The hot partition registry is a routing table. If conv_abc123 → max_N=4 expires from Redis, the app server treats the conversation as N=1, queries only conv_abc123, and misses all messages in #1, #2, #3. From the user's perspective, recent messages disappear. This is silent data loss — no error, just wrong results.


Requirements for the registry

1. Fast reads     → checked on every write and read (~1ms budget)
2. No TTL         → entries must never expire
3. Durable        → survives Redis restart, server crash, power loss
4. N only goes up → writes are always max(current_N, new_N)
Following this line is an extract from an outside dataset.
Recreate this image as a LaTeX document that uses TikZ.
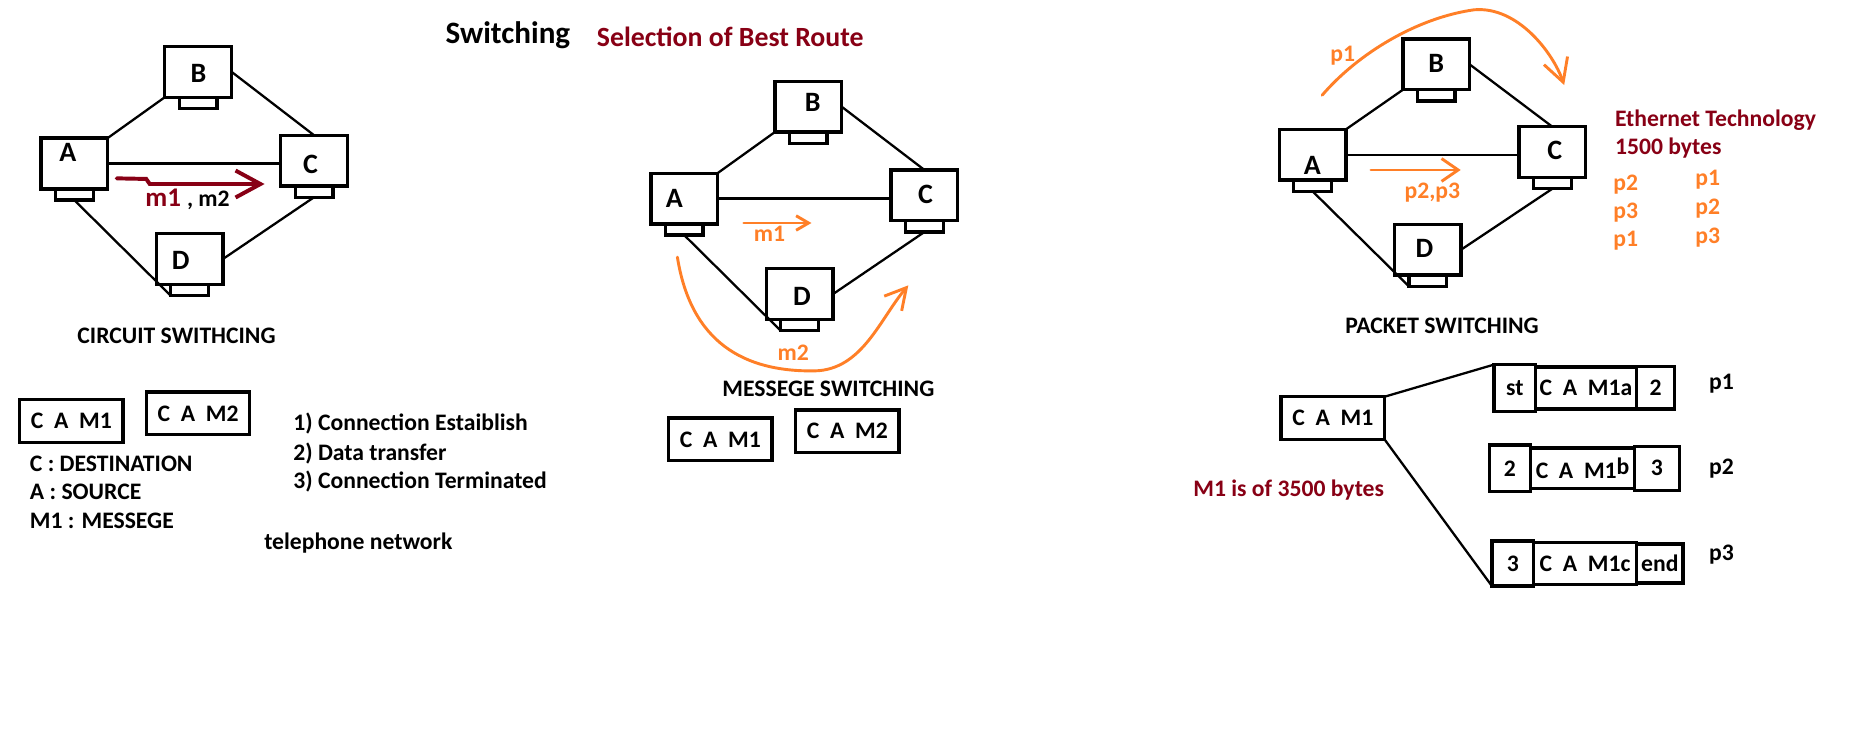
\documentclass[tikz,border=0pt]{standalone}
\usepackage{fontspec}
\setmainfont{Carlito}
\usepackage{tikz}
\usetikzlibrary{positioning,arrows.meta}

\definecolor{paintred}{HTML}{880015}
\definecolor{paintorange}{HTML}{FF7F27}

\begin{document}
\begin{tikzpicture}[
  x=0.02cm, y=-0.02cm,
  screen/.style={draw, rectangle, line width=1.6pt, outer sep=0pt, inner sep=0pt, minimum width=1.13cm, minimum height=0.86cm},
  stand/.style={draw, rectangle, line width=1.6pt, outer sep=0pt, inner sep=0pt, minimum width=0.64cm, minimum height=0.19cm},
  pcname/.style={inner sep=0pt, font=\bfseries\fontsize{13.5}{16}\selectfont},
  link/.style={line width=1.1pt},
  txt/.style={anchor=base west, inner sep=0pt, font=\bfseries\fontsize{11.4}{13}\selectfont},
  note/.style={txt, text=paintred},
  flow/.style={txt, text=paintorange},
  msgbox/.style={draw, rectangle, line width=1.6pt, outer sep=0pt, inner sep=0pt, minimum width=1.75cm, minimum height=0.72cm, font=\bfseries\fontsize{11.4}{13}\selectfont},
  frag/.style={draw, rectangle, line width=1.6pt, outer sep=0pt, inner sep=0pt, font=\bfseries\fontsize{11.4}{13}\selectfont},
  redarrow/.style={line width=1.9pt, paintred, line cap=round},
  orangearrow/.style={line width=1.4pt, paintorange, line cap=round}
]
\path[use as bounding box, fill=white] (0,0) rectangle (1568,629);

% Titles
\node[txt, font=\bfseries\fontsize{15}{18}\selectfont] (title) at (377,36.6) {Switching};
\node[note, font=\bfseries\fontsize{13.4}{16}\selectfont] (route) at (505,39.5) {Selection of Best Route};

% Circuit switching network
\node[screen] (ca) at (62.9,138.4) {};
\node[screen] (cb) at (167.8,60.8) {};
\node[screen] (cc) at (265.9,136) {};
\node[screen] (cd) at (160.5,219.3) {};
\node[stand, below=0pt of ca] (cas) {};
\node[stand, below=0pt of cb] (cbs) {};
\node[stand, below=0pt of cc] (ccs) {};
\node[stand, below=0pt of cd] (cds) {};
\node[pcname] (caname) at (57.5,129) {A};
\node[pcname] (cbname) at (168,62) {B};
\node[pcname] (ccname) at (263,139) {C};
\node[pcname] (cdname) at (153,220.5) {D};

\draw[link] (ca.north east) -- (cb.south west);
\draw[link] (cb.east) -- (cc.north);
\draw[link] (ca.east) -- (ca.east -| cc.west);
\draw[link] (cas.south) -- (cds.south west);
\draw[link] (ccs.south) -- (cd.east);

\coordinate (rs) at (98.8,151);
\coordinate (re) at (224,155.8);
\draw[redarrow, -{Straight Barb[length=12pt,width=13pt]}] (rs) -- ++(25,0.5) -- ++(3,4.3) -- (re);
\node[note, font=\bfseries\fontsize{13}{15}\selectfont] (cm1) at (122.8,175) {m1};
\node[txt] (cm2) at (158,175) {,\ m2};

\node[txt] (ctitle) at (65.2,290.6) {CIRCUIT SWITHCING};

% Circuit switching notes
\node[msgbox] (ccam1) at (60.4,356.5) {C\ \ A\ \ M1};
\node[msgbox] (ccam2) at (167.7,350) {C\ \ A\ \ M2};
\node[txt] (dest) at (25,399) {C : DESTINATION};
\node[txt] (src) at (25,422.8) {A : SOURCE};
\node[txt] (msg) at (25,447.2) {M1 : MESSEGE};
\node[txt] (step1) at (248,364.3) {1) Connection Estaiblish};
\node[txt] (step2) at (248,389.6) {2) Data transfer};
\node[txt] (step3) at (248,413.6) {3) Connection Terminated};
\node[txt] (phone) at (223.4,465) {telephone network};

% Message switching network
\node[screen] (ma) at (579.3,168.1) {};
\node[screen] (mb) at (684.3,90.3) {};
\node[screen] (mc) at (782.7,165.4) {};
\node[screen] (md) at (677,249) {};
\node[stand, below=0pt of ma] (mas) {};
\node[stand, below=0pt of mb] (mbs) {};
\node[stand, below=0pt of mc] (mcs) {};
\node[stand, below=0pt of md] (mds) {};
\node[pcname] (maname) at (571,168) {A};
\node[pcname] (mbname) at (688,87) {B};
\node[pcname] (mcname) at (783.5,165) {C};
\node[pcname] (mdname) at (679,251) {D};

\draw[link] (ma.north east) -- (mb.south west);
\draw[link] (mb.east) -- (mc.north);
\draw[link] (ma.east) -- (ma.east -| mc.west);
\draw[link] (mas.south) -- (mds.south west);
\draw[link] (mcs.south) -- (md.east);

\coordinate (m1s) at (629.7,188.8);
\coordinate (m1e) at (687,188.8);
\draw[orangearrow, -{Straight Barb[length=6pt,width=7pt]}] (m1s) -- (m1e);
\node[flow] (mm1) at (638,204.5) {m1};

\coordinate (m2s) at (573.5,217.7);
\coordinate (m2e) at (769,241.6);
\draw[orangearrow, -{Straight Barb[length=10pt,width=11pt]}] (m2s) .. controls (585,290) and (630,315) .. (690,314) .. controls (730,313) and (745,270) .. (m2e);
\node[flow] (mm2) at (658,305) {m2};

\node[txt] (mtitle) at (611.3,335.6) {MESSEGE SWITCHING};
\node[msgbox] (mcam1) at (609.9,372) {C\ \ A\ \ M1};
\node[msgbox] (mcam2) at (717.4,365) {C\ \ A\ \ M2};

% Packet switching network
\node[screen] (pa) at (1111.3,131) {};
\node[screen] (pb) at (1216,54.5) {};
\node[screen] (pc) at (1314.3,128.8) {};
\node[screen] (pd) at (1208.8,211.4) {};
\node[stand, below=0pt of pa] (pas) {};
\node[stand, below=0pt of pb] (pbs) {};
\node[stand, below=0pt of pc] (pcs) {};
\node[stand, below=0pt of pd] (pds) {};
\node[pcname] (paname) at (1111,140) {A};
\node[pcname] (pbname) at (1216,54) {B};
\node[pcname] (pcname) at (1316.4,127) {C};
\node[pcname] (pdname) at (1206,210.6) {D};

\draw[link] (pa.north east) -- (pb.south west);
\draw[link] (pb.east) -- (pc.north);
\draw[link] (pa.east) -- (pa.east -| pc.west);
\draw[link] (pas.south) -- (pds.south west);
\draw[link] (pcs.south) -- (pd.east);

\coordinate (p1s) at (1119.4,80.6);
\coordinate (p1e) at (1324.3,72);
\draw[orangearrow, -{Straight Barb[length=11pt,width=12pt]}] (p1s) .. controls (1150,45) and (1200,15) .. (1248,8.3) .. controls (1285,5) and (1315,45) .. (p1e);
\node[flow] (pp1) at (1126,52.2) {p1};

\coordinate (p23s) at (1160.7,143.9);
\coordinate (p23e) at (1236.7,143.9);
\draw[orangearrow, -{Straight Barb[length=8pt,width=11pt]}] (p23s) -- (p23e);
\node[flow] (pp23) at (1188.8,168) {p2,p3};

\node[note] (ether) at (1367,107.3) {Ethernet Technology};
\node[note] (mtu) at (1367,131) {1500 bytes};
\node[flow] (sent2) at (1365.6,161) {p2};
\node[flow] (sent3) at (1365.6,185) {p3};
\node[flow] (sent1) at (1365.6,209) {p1};
\node[flow] (got1) at (1435,157) {p1};
\node[flow] (got2) at (1435,182) {p2};
\node[flow] (got3) at (1435,206) {p3};

\node[txt] (ptitle) at (1138.6,282.6) {PACKET SWITCHING};

% Packets
\node[msgbox] (pcam) at (1128.4,353.9) {C\ \ A\ \ M1};
\node[note] (size) at (1010,420.5) {M1 is of 3500 bytes};

\node[frag, minimum width=0.7cm, minimum height=0.79cm] (f1a) at (1282.5,328.4) {st};
\node[frag, minimum width=1.71cm, minimum height=0.71cm, right=0pt of f1a] (f1b) {C\ \ A\ \ M1a};
\node[frag, minimum width=0.65cm, minimum height=0.72cm, right=0pt of f1b] (f1c) {2};

\node[frag, minimum width=0.7cm, minimum height=0.79cm] (f2a) at (1278.4,396.5) {2};
\node[frag, minimum width=1.76cm, minimum height=0.69cm, right=0pt of f2a] (f2b) {C\ \ A\ \ M1\raisebox{2pt}{b}};
\node[frag, minimum width=0.76cm, minimum height=0.74cm, right=0pt of f2b] (f2c) {3};

\node[frag, minimum width=0.71cm, minimum height=0.76cm] (f3a) at (1280.8,477.1) {3};
\node[frag, minimum width=1.74cm, minimum height=0.71cm, right=0pt of f3a] (f3b) {C\ \ A\ \ M1c};
\node[frag, minimum width=0.79cm, minimum height=0.66cm, right=0pt of f3b] (f3c) {end};

\draw[link] (pcam.north east) -- (f1a.north west);
\draw[link] (pcam.south east) -- (f3a.south west);

\node[txt] (lp1) at (1446.6,329.7) {p1};
\node[txt] (lp2) at (1446.6,401.8) {p2};
\node[txt] (lp3) at (1446.6,474.6) {p3};

\end{tikzpicture}
\end{document}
Redis with AOF persistence

Redis with AOF (Append Only File) persistence satisfies all four requirements:

Fast reads:    O(1) hash lookup → ~1ms ✓
No TTL:        SET without EXPIRE → entries never expire ✓
Durable:       AOF logs every write to disk → survives restart ✓
N only up:     SET only if new_N > current_N (Lua script for atomicity) ✓

How AOF works:

Every Redis write → appended to /var/redis/appendonly.aof on disk
Redis restart     → replays AOF file → full recovery of all keys

With AOF set to fsync everysec (the default), at most 1 second of writes are lost on a crash — acceptable for a routing table that updates infrequently.

For stricter durability, fsync always syncs every write to disk before acknowledging — zero data loss but ~10× slower writes. For this registry (updated only when a conversation becomes hot, not on every message), fsync everysec is more than adequate.


The atomic N update

The registry must only ever increase N. A race condition where two hot partition service instances both try to update N simultaneously could result in N being set to a lower value:

Current max_N = 4
Instance A reads max_N=4, computes new_N=3 (traffic dropped), writes 3  ← wrong
Instance B reads max_N=4, computes new_N=5, writes 5  ← correct

Fix: use a Lua script in Redis to make the read-compare-write atomic:

local current = redis.call('HGET', KEYS[1], 'max_N')
local new_n = tonumber(ARGV[1])
if current == false or tonumber(current) < new_n then
  redis.call('HSET', KEYS[1], 'max_N', new_n)
end

This runs atomically — no other Redis command can execute between the read and the write.


Why not the database alone

Storing the registry in DynamoDB instead of Redis seems safe — durable by default, no TTL risk. But:

DynamoDB read latency → ~5-10ms
Redis read latency    → ~1ms

Registry is checked on EVERY message write and read.
At 10k WPS:
  DynamoDB registry: 10k × 10ms = 100 seconds of latency per second → impossible
  Redis registry:    10k × 1ms  = 10 seconds of latency per second  → still too much

Wait — even Redis at 1ms × 10k WPS = 10,000ms of cumulative latency? That's fine — these are parallel reads, not sequential. 10k concurrent registry lookups each taking 1ms means each message write adds 1ms of latency, not 10 seconds. The math is per-request, not cumulative.

Per-request cost:
  Redis registry lookup → 1ms added to each message write
  DynamoDB registry     → 5-10ms added to each message write

1ms is acceptable. 5-10ms on every write eats into the 200ms latency SLO meaningfully. Redis wins.


Interview framing

"The registry is a routing table, not a cache — losing it causes silent data loss, not just a cache miss. So no TTL. Redis with AOF persistence gives us fast reads (~1ms), durability across restarts, and no expiry. The Lua script ensures N only ever increases. DynamoDB alone would add 5-10ms per write — too expensive at this scale."